What this task involves
Your task is to transcribe all of the data below exactly, omitting the images.
-- BEGIN Given information --
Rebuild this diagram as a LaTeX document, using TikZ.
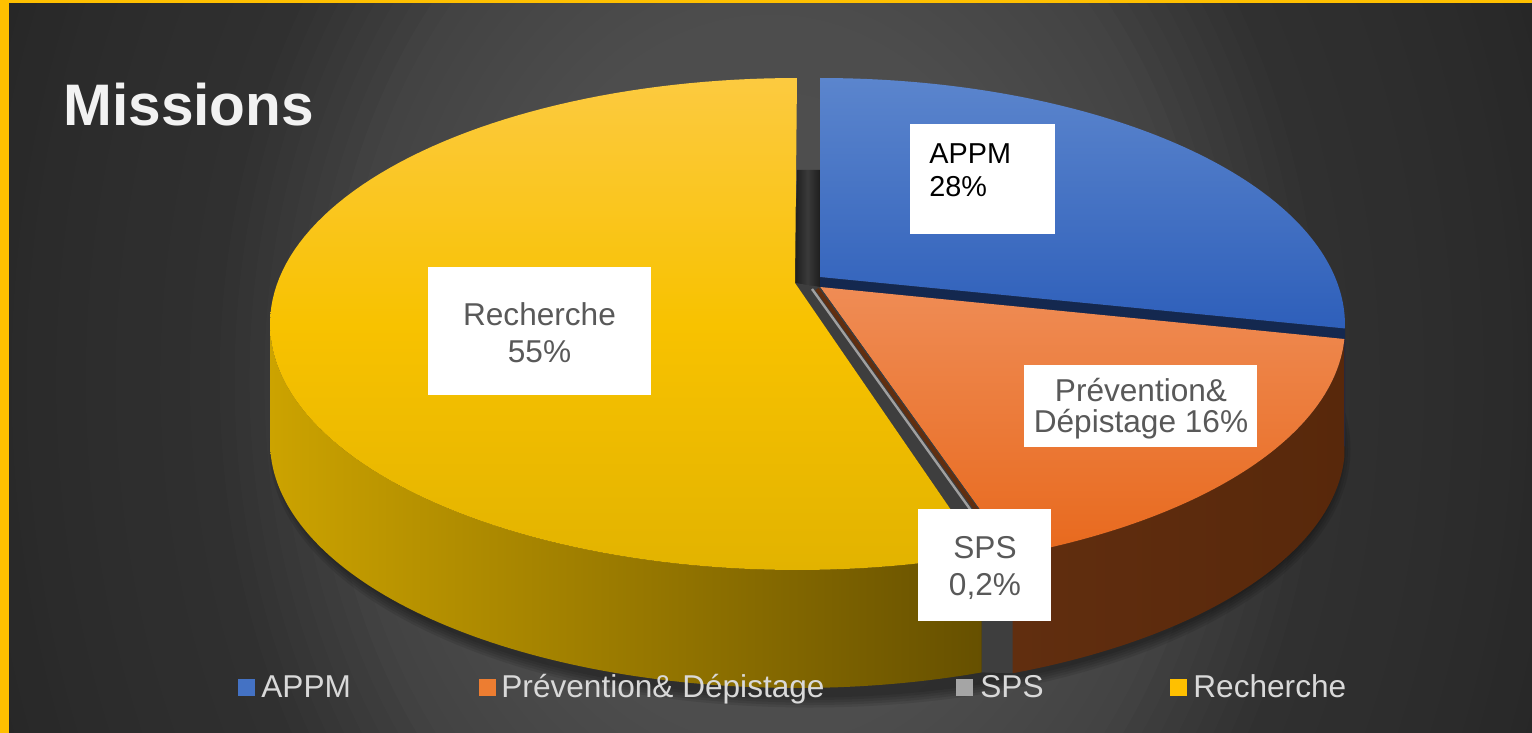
\documentclass[tikz,border=0pt]{standalone}
\usepackage{fontspec}
\setmainfont{Liberation Sans}
\definecolor{frameY}{HTML}{FFC000}
\definecolor{bgD}{HTML}{262626}
\definecolor{bandD}{HTML}{1E1E1E}
\definecolor{bandL}{HTML}{3A3A3A}
\definecolor{blueT}{HTML}{5B85CD}
\definecolor{blueB}{HTML}{2E5FBA}
\definecolor{blueCut}{HTML}{14284F}
\definecolor{orT}{HTML}{EF8C55}
\definecolor{orB}{HTML}{E8691D}
\definecolor{brownL}{HTML}{612E0F}
\definecolor{brownR}{HTML}{58280B}
\definecolor{spsGray}{HTML}{A0A0A0}
\definecolor{gapGray}{HTML}{3E3E3E}
\definecolor{yT}{HTML}{FCCA40}
\definecolor{yM}{HTML}{F8C200}
\definecolor{yB}{HTML}{E2B300}
\definecolor{ySL}{HTML}{CCA300}
\definecolor{ySR}{HTML}{665000}
\definecolor{lblText}{HTML}{595959}
\definecolor{legText}{HTML}{D9D9D9}
\definecolor{titleText}{HTML}{F2F2F2}
\definecolor{legBlue}{HTML}{4472C4}
\definecolor{legOrange}{HTML}{ED7D31}
\definecolor{legGray}{HTML}{A5A5A5}
\definecolor{legYellow}{HTML}{FFC000}
\begin{document}
\begin{tikzpicture}[x=0.5pt,y=-0.5pt,
  labelbox/.style={fill=white, draw=none, inner sep=0pt, outer sep=0pt},
  lbl/.style={font=\fontsize{15.8}{19}\selectfont, text=lblText, inner sep=0pt, anchor=base},
  lblA/.style={font=\fontsize{14.4}{17}\selectfont, text=black, inner sep=0pt, anchor=base west},
  legsq/.style={minimum size=8.5pt, inner sep=0pt, draw=none},
  legtx/.style={font=\fontsize{15.8}{19}\selectfont, text=legText, inner sep=0pt, anchor=base west},
  pieshadow/.style={fill=black, opacity=0.09}
]
\useasboundingbox (0,0) rectangle (1532,733);
% background: elliptical gradient built from layers
\fill[bgD] (0,0) rectangle (1532,733);
\begin{scope}
  \clip (0,0) rectangle (1532,733);
  \foreach \i in {0,...,59}{
    \pgfmathsetmacro{\dd}{1.05-\i*0.0175}
    \pgfmathtruncatemacro{\gg}{max(38,(\dd<0.34) ? (82-5*\dd/0.34) : ((\dd<0.5) ? (77-9*(\dd-0.34)/0.16) : ((\dd<0.66) ? (68-19*(\dd-0.5)/0.16) : ((\dd<0.88) ? (49-6*(\dd-0.66)/0.22) : (43-5*(\dd-0.88)/0.12)))))}
    \definecolor{bgstep}{RGB}{\gg,\gg,\gg}
    \fill[bgstep] (770,380) ellipse[x radius={850*\dd}, y radius={1100*\dd}];
  }
\end{scope}
\fill[frameY] (0,0) rectangle (9,733);
\fill[frameY] (0,0) rectangle (1532,3);

% key points
\coordinate (Vb) at (820,277);
\coordinate (Be) at (1345,328.4);
\coordinate (BeB) at (1345,446.4);
\coordinate (VbB) at (820,395);
\coordinate (Vo) at (820,287);
\coordinate (Po) at (1012.7,555.2);
\coordinate (PoB) at (1012.7,673.2);
\coordinate (Vy) at (795,283);
\coordinate (Py) at (981.6,554.4);
\coordinate (PyB) at (981.6,672.4);
\coordinate (br1) at (817,289);
\coordinate (br2) at (1009,555);
\coordinate (gl1) at (812,289);
\coordinate (gl2) at (1003,555);

% soft shadow
\foreach \k in {1,...,5}
  \fill[pieshadow] (810,449) ellipse[x radius={528+2.5*\k}, y radius={246+2.5*\k}];

% dark band between yellow and blue
\shade[left color=bandD, right color=bandD, middle color=bandL] (797,170) -- (820,170) -- (Vo) -- (Vy) -- cycle;

% APPM (blue)
\fill[blueCut] (Vb) -- (Be) -- (BeB) -- (VbB) -- cycle;
\shade[top color=blueT, bottom color=blueB] (Vb) -- plot[domain=0:90.8, samples=90] ({820+525*sin(\x)},{325-247*cos(\x)}) -- cycle;

% Prevention (orange)
\shade[left color=brownL, right color=brownR] plot[domain=92.8:158.1, samples=80] ({815+530*sin(\x)},{327-246*cos(\x)}) -- plot[domain=158.1:92.8, samples=80] ({815+530*sin(\x)},{445-246*cos(\x)}) -- cycle;
\shade[top color=orT, bottom color=orB] (Vo) -- plot[domain=92.8:158.1, samples=80] ({815+530*sin(\x)},{327-246*cos(\x)}) -- cycle;

% SPS gap
\fill[gapGray] (Vy) -- (Vo) -- (Po) -- (PoB) -- (PyB) -- (Py) -- cycle;
\draw[brownL, line width=2pt] (br1) -- (br2);
\draw[spsGray, line width=1.2pt] (gl1) -- (gl2);

% Recherche (yellow)
\shade[left color=ySL, right color=ySR] plot[domain=159.5:270, samples=90] ({797+527*sin(\x)},{324-246*cos(\x)}) -- plot[domain=270:159.5, samples=90] ({797+527*sin(\x)},{442-246*cos(\x)}) -- cycle;
\shade[top color=yT, bottom color=yB, middle color=yM] (Vy) -- plot[domain=159.5:360, samples=120] ({797+527*sin(\x)},{324-246*cos(\x)}) -- cycle;

% data labels
\node[labelbox, minimum width=72.5pt, minimum height=55pt] (boxA) at (982.5,179) {};
\node[lblA] (tA1) at (929,163) {APPM};
\node[lblA] (tA2) at (929,197) {28\%};
\node[labelbox, minimum width=111.5pt, minimum height=64pt] (boxR) at (539.5,331) {};
\node[lbl] (tR1) at (539.5,325) {Recherche};
\node[lbl] (tR2) at (539.5,362) {55\%};
\node[labelbox, minimum width=116.5pt, minimum height=41pt] (boxP) at (1140.5,406) {};
\node[lbl] (tP1) at (1141,401) {Prévention\&};
\node[lbl] (tP2) at (1141,432) {Dépistage 16\%};
\node[labelbox, minimum width=66.5pt, minimum height=56pt] (boxS) at (984.5,565) {};
\node[lbl] (tS1) at (985,558) {SPS};
\node[lbl] (tS2) at (985,595) {0,2\%};

% legend
\node[legsq, fill=legBlue] (sq1) at (246.5,687.5) {};
\node[legtx] (lg1) at (261,697) {APPM};
\node[legsq, fill=legOrange] (sq2) at (487.5,687.5) {};
\node[legtx] (lg2) at (501,697) {Prévention\& Dépistage};
\node[legsq, fill=legGray] (sq3) at (964.5,687.5) {};
\node[legtx] (lg3) at (980,697) {SPS};
\node[legsq, fill=legYellow] (sq4) at (1178.5,687.5) {};
\node[legtx] (lg4) at (1193,697) {Recherche};

% title
\node[font=\bfseries\fontsize{29.3}{35}\selectfont, text=titleText, inner sep=0pt, anchor=base west] (title) at (63,126) {Missions};
\end{tikzpicture}
\end{document}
-- END Given information --
Written solution
Rebuild this diagram as a LaTeX document, using TikZ.
\documentclass[tikz,border=0pt]{standalone}
\usepackage{fontspec}
\setmainfont{Liberation Sans}
\definecolor{frameY}{HTML}{FFC000}
\definecolor{bgD}{HTML}{262626}
\definecolor{bandD}{HTML}{1E1E1E}
\definecolor{bandL}{HTML}{3A3A3A}
\definecolor{blueT}{HTML}{5B85CD}
\definecolor{blueB}{HTML}{2E5FBA}
\definecolor{blueCut}{HTML}{14284F}
\definecolor{orT}{HTML}{EF8C55}
\definecolor{orB}{HTML}{E8691D}
\definecolor{brownL}{HTML}{612E0F}
\definecolor{brownR}{HTML}{58280B}
\definecolor{spsGray}{HTML}{A0A0A0}
\definecolor{gapGray}{HTML}{3E3E3E}
\definecolor{yT}{HTML}{FCCA40}
\definecolor{yM}{HTML}{F8C200}
\definecolor{yB}{HTML}{E2B300}
\definecolor{ySL}{HTML}{CCA300}
\definecolor{ySR}{HTML}{665000}
\definecolor{lblText}{HTML}{595959}
\definecolor{legText}{HTML}{D9D9D9}
\definecolor{titleText}{HTML}{F2F2F2}
\definecolor{legBlue}{HTML}{4472C4}
\definecolor{legOrange}{HTML}{ED7D31}
\definecolor{legGray}{HTML}{A5A5A5}
\definecolor{legYellow}{HTML}{FFC000}
\begin{document}
\begin{tikzpicture}[x=0.5pt,y=-0.5pt,
  labelbox/.style={fill=white, draw=none, inner sep=0pt, outer sep=0pt},
  lbl/.style={font=\fontsize{15.8}{19}\selectfont, text=lblText, inner sep=0pt, anchor=base},
  lblA/.style={font=\fontsize{14.4}{17}\selectfont, text=black, inner sep=0pt, anchor=base west},
  legsq/.style={minimum size=8.5pt, inner sep=0pt, draw=none},
  legtx/.style={font=\fontsize{15.8}{19}\selectfont, text=legText, inner sep=0pt, anchor=base west},
  pieshadow/.style={fill=black, opacity=0.09}
]
\useasboundingbox (0,0) rectangle (1532,733);
% background: elliptical gradient built from layers
\fill[bgD] (0,0) rectangle (1532,733);
\begin{scope}
  \clip (0,0) rectangle (1532,733);
  \foreach \i in {0,...,59}{
    \pgfmathsetmacro{\dd}{1.05-\i*0.0175}
    \pgfmathtruncatemacro{\gg}{max(38,(\dd<0.34) ? (82-5*\dd/0.34) : ((\dd<0.5) ? (77-9*(\dd-0.34)/0.16) : ((\dd<0.66) ? (68-19*(\dd-0.5)/0.16) : ((\dd<0.88) ? (49-6*(\dd-0.66)/0.22) : (43-5*(\dd-0.88)/0.12)))))}
    \definecolor{bgstep}{RGB}{\gg,\gg,\gg}
    \fill[bgstep] (770,380) ellipse[x radius={850*\dd}, y radius={1100*\dd}];
  }
\end{scope}
\fill[frameY] (0,0) rectangle (9,733);
\fill[frameY] (0,0) rectangle (1532,3);

% key points
\coordinate (Vb) at (820,277);
\coordinate (Be) at (1345,328.4);
\coordinate (BeB) at (1345,446.4);
\coordinate (VbB) at (820,395);
\coordinate (Vo) at (820,287);
\coordinate (Po) at (1012.7,555.2);
\coordinate (PoB) at (1012.7,673.2);
\coordinate (Vy) at (795,283);
\coordinate (Py) at (981.6,554.4);
\coordinate (PyB) at (981.6,672.4);
\coordinate (br1) at (817,289);
\coordinate (br2) at (1009,555);
\coordinate (gl1) at (812,289);
\coordinate (gl2) at (1003,555);

% soft shadow
\foreach \k in {1,...,5}
  \fill[pieshadow] (810,449) ellipse[x radius={528+2.5*\k}, y radius={246+2.5*\k}];

% dark band between yellow and blue
\shade[left color=bandD, right color=bandD, middle color=bandL] (797,170) -- (820,170) -- (Vo) -- (Vy) -- cycle;

% APPM (blue)
\fill[blueCut] (Vb) -- (Be) -- (BeB) -- (VbB) -- cycle;
\shade[top color=blueT, bottom color=blueB] (Vb) -- plot[domain=0:90.8, samples=90] ({820+525*sin(\x)},{325-247*cos(\x)}) -- cycle;

% Prevention (orange)
\shade[left color=brownL, right color=brownR] plot[domain=92.8:158.1, samples=80] ({815+530*sin(\x)},{327-246*cos(\x)}) -- plot[domain=158.1:92.8, samples=80] ({815+530*sin(\x)},{445-246*cos(\x)}) -- cycle;
\shade[top color=orT, bottom color=orB] (Vo) -- plot[domain=92.8:158.1, samples=80] ({815+530*sin(\x)},{327-246*cos(\x)}) -- cycle;

% SPS gap
\fill[gapGray] (Vy) -- (Vo) -- (Po) -- (PoB) -- (PyB) -- (Py) -- cycle;
\draw[brownL, line width=2pt] (br1) -- (br2);
\draw[spsGray, line width=1.2pt] (gl1) -- (gl2);

% Recherche (yellow)
\shade[left color=ySL, right color=ySR] plot[domain=159.5:270, samples=90] ({797+527*sin(\x)},{324-246*cos(\x)}) -- plot[domain=270:159.5, samples=90] ({797+527*sin(\x)},{442-246*cos(\x)}) -- cycle;
\shade[top color=yT, bottom color=yB, middle color=yM] (Vy) -- plot[domain=159.5:360, samples=120] ({797+527*sin(\x)},{324-246*cos(\x)}) -- cycle;

% data labels
\node[labelbox, minimum width=72.5pt, minimum height=55pt] (boxA) at (982.5,179) {};
\node[lblA] (tA1) at (929,163) {APPM};
\node[lblA] (tA2) at (929,197) {28\%};
\node[labelbox, minimum width=111.5pt, minimum height=64pt] (boxR) at (539.5,331) {};
\node[lbl] (tR1) at (539.5,325) {Recherche};
\node[lbl] (tR2) at (539.5,362) {55\%};
\node[labelbox, minimum width=116.5pt, minimum height=41pt] (boxP) at (1140.5,406) {};
\node[lbl] (tP1) at (1141,401) {Prévention\&};
\node[lbl] (tP2) at (1141,432) {Dépistage 16\%};
\node[labelbox, minimum width=66.5pt, minimum height=56pt] (boxS) at (984.5,565) {};
\node[lbl] (tS1) at (985,558) {SPS};
\node[lbl] (tS2) at (985,595) {0,2\%};

% legend
\node[legsq, fill=legBlue] (sq1) at (246.5,687.5) {};
\node[legtx] (lg1) at (261,697) {APPM};
\node[legsq, fill=legOrange] (sq2) at (487.5,687.5) {};
\node[legtx] (lg2) at (501,697) {Prévention\& Dépistage};
\node[legsq, fill=legGray] (sq3) at (964.5,687.5) {};
\node[legtx] (lg3) at (980,697) {SPS};
\node[legsq, fill=legYellow] (sq4) at (1178.5,687.5) {};
\node[legtx] (lg4) at (1193,697) {Recherche};

% title
\node[font=\bfseries\fontsize{29.3}{35}\selectfont, text=titleText, inner sep=0pt, anchor=base west] (title) at (63,126) {Missions};
\end{tikzpicture}
\end{document}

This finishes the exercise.